守田英正の同僚・スポルティングのギェケレシュがスゴい 長身の北欧FWは現代サッカーでなぜ活躍? (2ページ目)
【強力な反転プレー】
DFを背負っていて、攻めるべきゴールに背を向けている状況は、FWにとって不利な状況に思えるが、利点もある。
DFからボールが見えない。背負った状態から反転してDFをはがすプレーは、DFにとってはずっとボールが見えていないので、タックルしにくい。タックルできないと言っていい。そこで体のほうを抑えに行くのだが、ギェケレシュはフィジカルコンタクトの迎撃能力が非常に高い。ファウル気味に当たっても倒れない強さがある。
DFに背を向ける利点を最大限活用したストライカーとしては、やはりゲルト・ミュラーが最高だったと思う。1970年代に西ドイツ代表とバイエルンで点をとりまくった史上最高クラスのゴールゲッターだ。ペナルティーエリアの中でパスを受け、一瞬の反転でマークを外してシュートを決めるのは名人芸だった。

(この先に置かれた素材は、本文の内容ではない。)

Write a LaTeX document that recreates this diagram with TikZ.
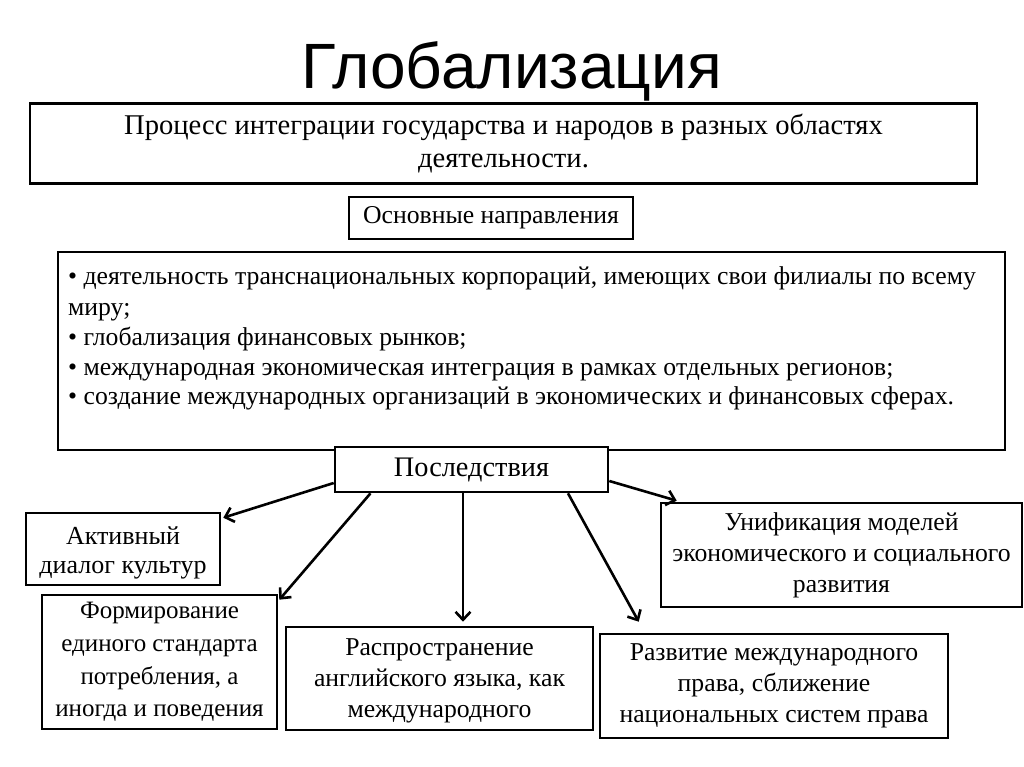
\documentclass[tikz,border=0pt]{standalone}
\usepackage{fontspec}
\setmainfont{Liberation Serif}
\newfontfamily\titlefont{Liberation Sans}
\usetikzlibrary{arrows.meta,calc}
\tikzset{
  box/.style={draw=black, line width=2.6pt, fill=white, inner sep=0pt, align=center},
  body/.style={font=\fontsize{25.7}{31}\selectfont},
  listline/.style={anchor=base west, inner sep=0pt, font=\fontsize{25.7}{31}\selectfont},
  conn/.style={line width=2.6pt, -{Straight Barb[length=8pt,width=15pt,line width=2.6pt]}},
}
\begin{document}
\begin{tikzpicture}[x=1pt,y=-1pt]
\useasboundingbox (0,0) rectangle (1024,767);
\fill[white] (0,0) rectangle (1024,767);
\node[anchor=base, inner sep=0pt] (title) at (511.5,89) {\titlefont\fontsize{64}{76}\selectfont Глобализация};
\node[box, minimum width=947pt, minimum height=80pt, font=\fontsize{28.6}{32.5}\selectfont] (def) at (503.5,143.5)
  {Процесс интеграции государства и народов в разных областях\\деятельности.};
\node[box, minimum width=284pt, minimum height=42pt, body] (dirs) at (491,218) {Основные направления};
\node[box, minimum width=947pt, minimum height=198pt] (list) at (531.5,351) {};
\node[listline] (l1) at (68,284) {• деятельность транснациональных корпораций, имеющих свои филиалы по всему};
\node[listline] (l2) at (68,315) {миру;};
\node[listline] (l3) at (68,345.5) {• глобализация финансовых рынков;};
\node[listline] (l4) at (68,375) {• международная экономическая интеграция в рамках отдельных регионов;};
\node[listline] (l5) at (68,404) {• создание международных организаций в экономических и финансовых сферах.};
\node[box, minimum width=273pt, minimum height=45pt, font=\fontsize{28.3}{32}\selectfont] (post) at (471.5,469.5) {Последствия};
\node[box, minimum width=194pt, minimum height=72pt] (act) at (123,549) {};
\node[align=center, inner sep=0pt, font=\fontsize{26}{28.5}\selectfont] (acttext) at (123,553)
  {Активный\\диалог культур};
\node[box, minimum width=235pt, minimum height=134pt, font=\fontsize{25}{32.7}\selectfont] (form) at (159.5,662)
  {Формирование\\единого стандарта\\потребления, а\\иногда и поведения};
\node[box, minimum width=307pt, minimum height=103pt, body] (rasp) at (439.5,678.5) {};
\node[align=center, inner sep=0pt, body] (rasptext) at (439.5,681)
  {Распространение\\английского языка, как\\международного};
\node[box, minimum width=361pt, minimum height=104pt, body] (unif) at (841.5,555)
  {Унификация моделей\\экономического и социального\\развития};
\node[box, minimum width=348pt, minimum height=104pt, body] (razv) at (774,686)
  {Развитие международного\\права, сближение\\национальных систем права};
\draw[conn] ([yshift=-13.5pt]post.west) -- ([xshift=2pt,yshift=-6pt]act.north east);
\draw[conn] ([xshift=-101pt]post.south) -- ([xshift=1pt,yshift=-6pt]form.north east);
\draw[conn] ([xshift=-8.5pt]post.south) -- ([xshift=-8.5pt,yshift=4pt]post.south |- rasp.north);
\draw[conn] ([xshift=96.5pt]post.south) -- ([xshift=40pt,yshift=11pt]razv.north west);
\draw[conn] ([yshift=-11.5pt]post.east) -- ([xshift=17pt,yshift=1pt]unif.north west);
\end{tikzpicture}
\end{document}
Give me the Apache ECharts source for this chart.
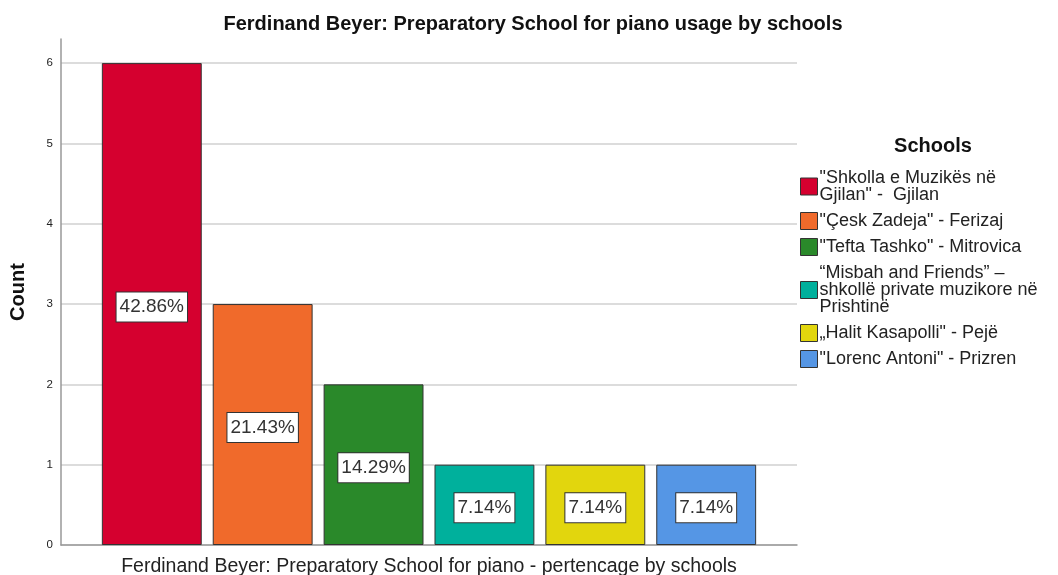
<!DOCTYPE html>
<html>
<head>
<meta charset="utf-8">
<script src="https://cdn.jsdelivr.net/npm/echarts@6/dist/echarts.min.js"></script>
<style>
  html, body { margin: 0; padding: 0; background: #fff; }
  #chart { width: 1058px; height: 575px; }
</style>
</head>
<body>
<div id="chart"></div>
<script>
// data
const schools = [
  '"Shkolla e Muzikës në\nGjilan" -  Gjilan',
  '"Çesk Zadeja" - Ferizaj',
  '"Tefta Tashko" - Mitrovica',
  '“Misbah and Friends” –\nshkollë private muzikore në\nPrishtinë',
  '„Halit Kasapolli" - Pejë',
  '"Lorenc Antoni" - Prizren'
];
const counts = [6, 3, 2, 1, 1, 1];
const colors = ['#D5002F', '#F06A2B', '#2A892A', '#00B09C', '#E2D60D', '#5596E5'];
const yTicks = [0, 1, 2, 3, 4, 5, 6];

const total = counts.reduce((a, b) => a + b, 0);
const font = 'Liberation Sans, Arial, sans-serif';

const chart = echarts.init(document.getElementById('chart'));

const series = schools.map((name, i) => ({
  name: name,
  type: 'bar',
  data: [counts[i]],
  barGap: '11%',
  barCategoryGap: '11.1%',
  itemStyle: { color: colors[i], borderColor: '#333', borderWidth: 1 },
  label: {
    show: true,
    position: 'inside',
    offset: [0, 3],
    formatter: (p) => (p.value / total * 100).toFixed(2) + '%',
    backgroundColor: '#fff',
    borderColor: '#333',
    borderWidth: 1,
    padding: [6, 3, 4, 3],
    color: '#333',
    fontSize: 19,
    fontFamily: font
  }
}));

const option = {
  animation: false,
  title: [
    {
      text: 'Ferdinand Beyer: Preparatory School for piano usage by schools',
      left: 528, top: 9, textAlign: 'center',
      textStyle: { fontSize: 20, fontWeight: 'bold', color: '#111', fontFamily: font }
    },
    {
      text: 'Schools',
      left: 928, top: 131, textAlign: 'center',
      textStyle: { fontSize: 20, fontWeight: 'bold', color: '#111', fontFamily: font }
    }
  ],
  legend: {
    orient: 'vertical',
    left: 795, top: 164,
    itemWidth: 17, itemHeight: 17,
    itemGap: 8,
    icon: 'rect',
    data: schools,
    itemStyle: { borderColor: '#333', borderWidth: 1 },
    textStyle: { fontSize: 18, color: '#222', fontFamily: font, lineHeight: 17, padding: [0, 0, 0, -3] }
  },
  grid: { left: 61, right: 261, top: 39, bottom: 30, outerBoundsMode: 'none' },
  xAxis: {
    type: 'category',
    data: [''],
    name: 'Ferdinand Beyer: Preparatory School for piano - pertencage by schools',
    nameLocation: 'middle',
    nameGap: 12,
    nameTextStyle: { fontSize: 19.5, color: '#222', fontFamily: font },
    axisLine: { lineStyle: { color: '#999', width: 1.5 } },
    axisTick: { show: false },
    axisLabel: { show: false }
  },
  yAxis: {
    type: 'value',
    min: 0, max: 6.3, interval: 1,
    name: 'Count',
    nameLocation: 'middle',
    nameGap: 33,
    nameTextStyle: { fontSize: 20, fontWeight: 'bold', color: '#111', fontFamily: font },
    axisLine: { show: true, lineStyle: { color: '#999', width: 1.5 } },
    axisTick: { show: false },
    axisLabel: {
      margin: 8, fontSize: 11.5, color: '#222', fontFamily: font,
      showMaxLabel: false,
      formatter: (v) => (yTicks.indexOf(v) >= 0 ? String(v) : '')
    },
    splitLine: { showMaxLine: false, lineStyle: { color: '#d0d0d0', width: 1.5 } }
  },
  series: series
};

chart.setOption(option);
</script>
</body>
</html>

逆に、ミュラーが正対するDFを抜いてシュートを決めた場面は、あまり記憶にない。正対するより背負ったほうが抜けるという特殊なタイプだったのだ。低い重心でボールを股下に置いて背後のDFからボールを隠し、素早く横へずらして振り向きざまにシュートを決める。驚異的な俊敏性とゴールの位置を感覚的に知る能力も特殊だったが、ミュラーがこれを使うのはペナルティーエリアの中に限定されていた。
ギェケレシュの場合、ボックス内で反転を使うだけでなく、ゴールから遠く離れたタッチライン際でも使う。反転で外したあとにゴールへ向かうだけのスピードと馬力があるからで、これは短い距離のプレーしかしなかったミュラーとはまったく違うところだ。
比較ついでに、ミュラーとギェケレシュはシュートもまるで異なる。ミュラーはボックス内からの得点がほとんどということもあって、あまり強烈なシュートは打たなかった。一方、ギェケレシュはボックス内外を問わず、基本的に力一杯シュートを打つ。ただ、決して力任せではなく、しっかりボールの中心を叩いていて、上へ浮くことも少ない。
あんなに強く打たなくてもと思わないでもないのだが、渾身の力を込めて1点を打ち抜く。ドリブルと同じく瞬間的に出せるパワーが大きく、その力で上から叩きつけるような蹴り方になっている。その容赦ない感じはストライカーらしくもある。